EVOKASI #1 SENI dan HAM
SENI DAN HAK ASASI MANUSIA:
Memahami wacana hak kebebasan berekspresi seni melalui Deklarasi Universal Hak Asasi Manusia.
Ketika berbicara mengenai advokasi seni, maka persoalan mengenai hak asasi manusia selalu ada di sana. Alasannya adalah karena kebebasan berkesenian dapat dilakukan dengan aman bila ada perlindungan terhadap hak asasi manusia, di mana seniman merupakan salah satu bagian di dalamnya. Di antara ragam hak asasi manusia yang terkait dengan itu adalah hak atas kebebasan berekspresi dan hak atas kebudayaan.

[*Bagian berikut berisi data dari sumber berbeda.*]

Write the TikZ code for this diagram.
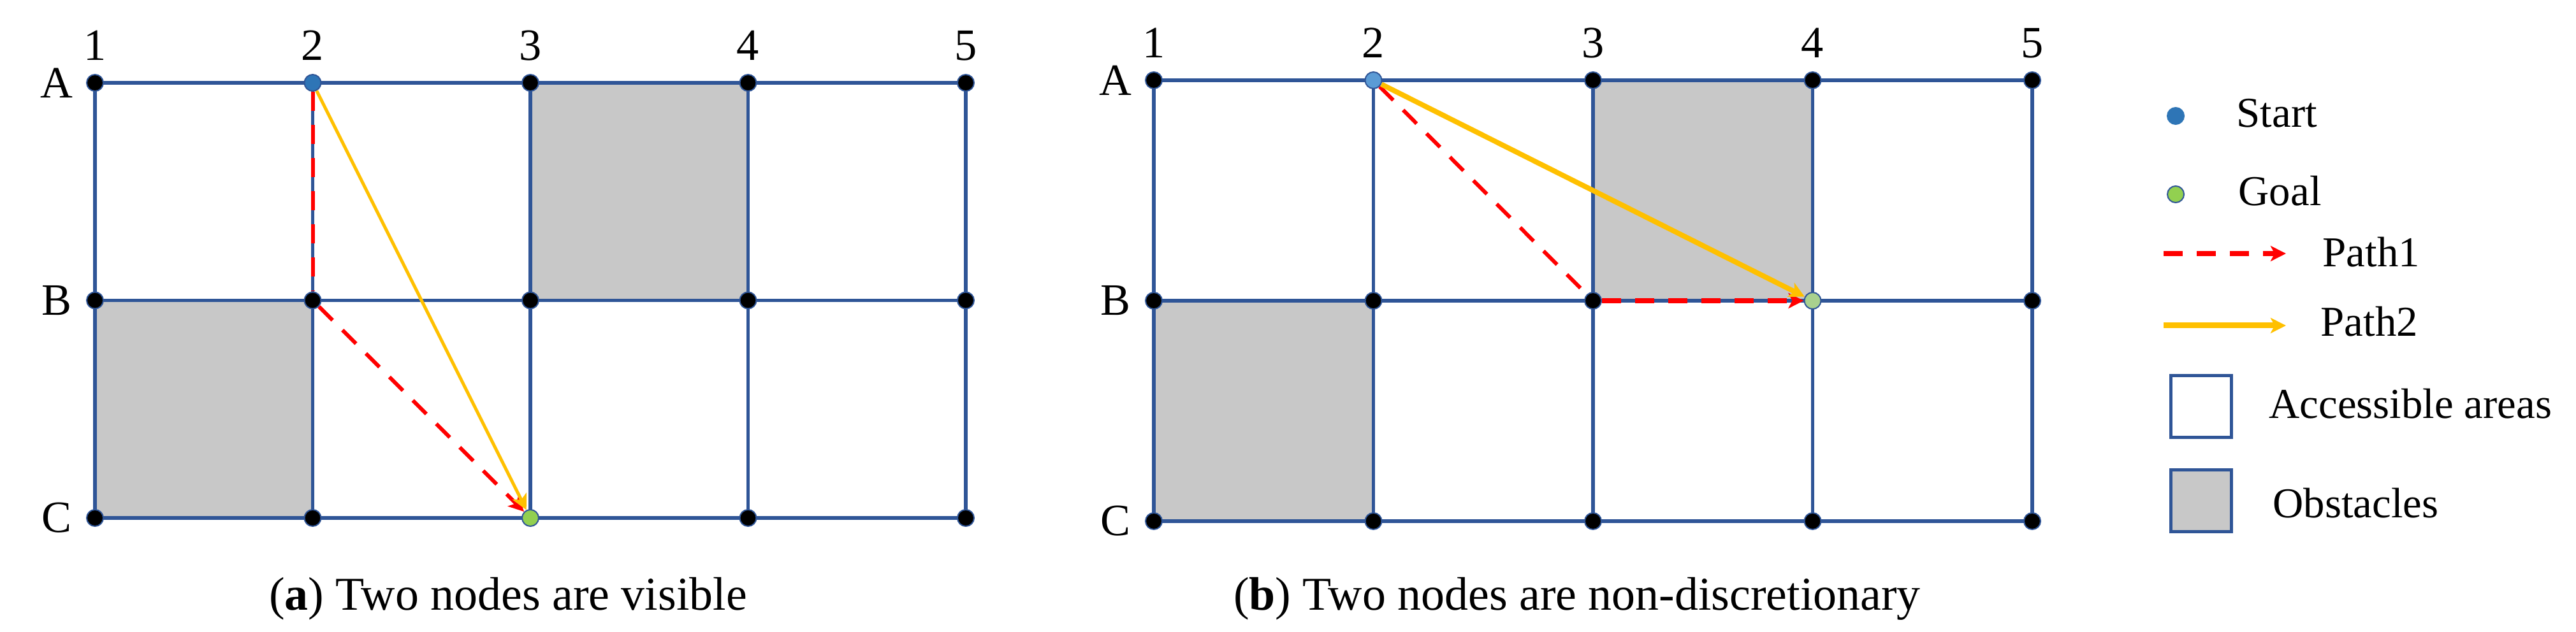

Deklarasi Universal Hak Asasi Manusia adalah sebuah pernyataan umum hak asasi manusia yang disusun oleh Majelis Umum Perserikatan Bangsa-Bangsa dan diratifikasi pada tanggal 10 Desember 1948 di Palais de Chaillot, Paris (Perancis). Pernyataan umum tersebut terdiri dari 30 pasal yang berisikan garis besar pandangan Majelis Umum PBB mengenai prinsip-prinsip dasar hak asasi manusia, di antaranya adalah: hak untuk hidup, menyampaikan pendapat, kebebasan beragama, berkumpul dan berserikat, mendapatkan jaminan sosial, turut serta dalam gerakan kebudayaan, menikmati kesenian juga berkontribusi dalam kemajuan ilmu pengetahuan.
Di Indonesia, pada era Orde Baru, teater modern memilih wacana perlawanan untuk merespon represi pemerintah terhadap pikiran kritis masyarakat dan kontrol ketat terhadap media massa. Pegiat teater mendekati mahasiswa, aktivis dan kelompok sosial lain yang tidak sepakat dengan kebijakan itu. Sebagian dari mereka bekerja dengan petani dan pekerja urban. Perlawanan terhadap ideologi negara ditampilkan di panggung dengan cara halus dan menggunakan simbol-simbol kontrol tradisional. Beberapa kasus pelanggaran terhadap hak kebebasan berkesenian yang diketahui adalah penahanan WS. Rendra (1978), pelarangan pentas Teater Koma saat membawakan naskah “Suksesi” (1991) dan pencekalan terhadap kelompok teater Satu Merah Panggung saat akan mementaskan naskah “Marsinah Menggugat” karya Ratna Sarumpaet (1997). Di sepanjang tahun 2010-2020 juga tercatat ada beberapa kasus pelarangan terhadap kerja kreatif pegiat teater. Untuk menghadapi permasalahan seperti itu, maka diperlukan pemahaman terhadap advokasi kebijakan untuk menjaga agar hak untuk berekspresi seni tidak mendapatkan represi serta pengekangan.
Studi advokasi kebijakan seni #1 akan membahas wacana tersebut bersama dua orang narasumber dari wilayah disiplin kerja yang berbeda. Narasumber yang akan hadir pada sesi pertama ini adalah: Hafez Gumay (koordinator bidang advokasi kebijakan Koalisi Seni Indonesia) dan Naomi Srikandi (sutradara teater). Kedua pembicara diharapkan memberikan pandangannya seputar wacana hak kebebasan berekspresi seni ditilik dari gagasan yang terdapat pada Deklarasi Universal Hak Asasi Manusia.